Written by on July 10, 2012 in Bulgaria, News - No comments

Sofia municipal company Ecoravnovesie, which is in charge of regulating the Bulgarian capital city’s stray dog population, has hit out at people’s “irresponsibility” in abandoning dogs and puppies.

The firm held a report-back news conference on July 10 2012, saying that in the month of June, it had impounded 521 stray dogs.

All of the dogs were neutered and implanted with chips. Two were put down because they were incurably sick and four others died at the shelter. Twenty-two dogs were adopted in June, while 415 were returned to the places from where they had been picked up.

In the first six months of this year, the firm spent 475 563 leva out of planned spending of 490 438 leva, and said that it would use the savings towards expanding its dog pound at Seslavtsi.

This expansion would entail adding about 40 to 50 places, and estimates are that individual cages for dogs will be ready within about 15 to 20 days.

A new shelter is to be built at Kremikovtsi, with up to 2000 places. Once the Kremikovtsi shelter is ready the shelter at Seslavtsi will be used mainly as a neutering centre.

The firm’s director, Dr Manol Neikov, said that the main problem regarding stray dogs was with people. In 10 days, from June 25 to July 6, the firm had been called out to pick up 53 puppies that had been abandoned.
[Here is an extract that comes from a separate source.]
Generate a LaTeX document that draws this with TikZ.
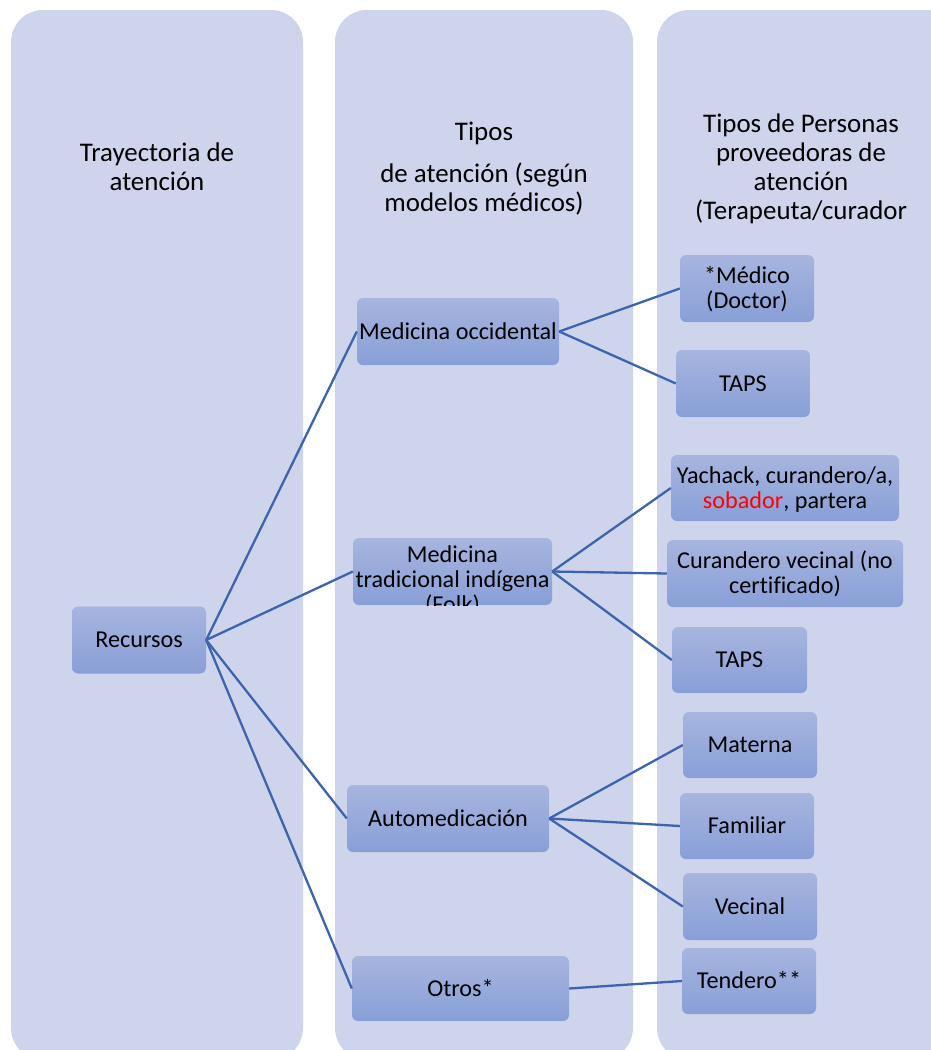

Neikov said that it was people’s irresponsibility that was leading to the rise ofSofia’s dog population.

Unless people stopped being irresponsible about allowing the breeding of dogs, eventually the city’s dog shelters would not be able to cope, he said.

The most recent official estimates of the Bulgarian capital’s dog population put it at 9000, but it is widely perceived that the true figure is significantly higher.

In Sofia, the fines for unauthorised breeding of dogs is 100 to 150 leva for a first offence and 300 to 500 leva for a second offence, but – according to Neikov – it was difficult to follow up complaints because people usually abandoned puppies under cover of night.

The firm said that in June, there had been 1076 complaints about street dogs, of which about two-third were by e-mail and the rest by phone.

Neikov complained of people’s attitudes towards Ecoravnovesie staff being “very bad”, saying that callers frequently were rude to employees answering the phone. “I urge the media to explain to people that our girls are normal people are do not deserve such treatment,” he said.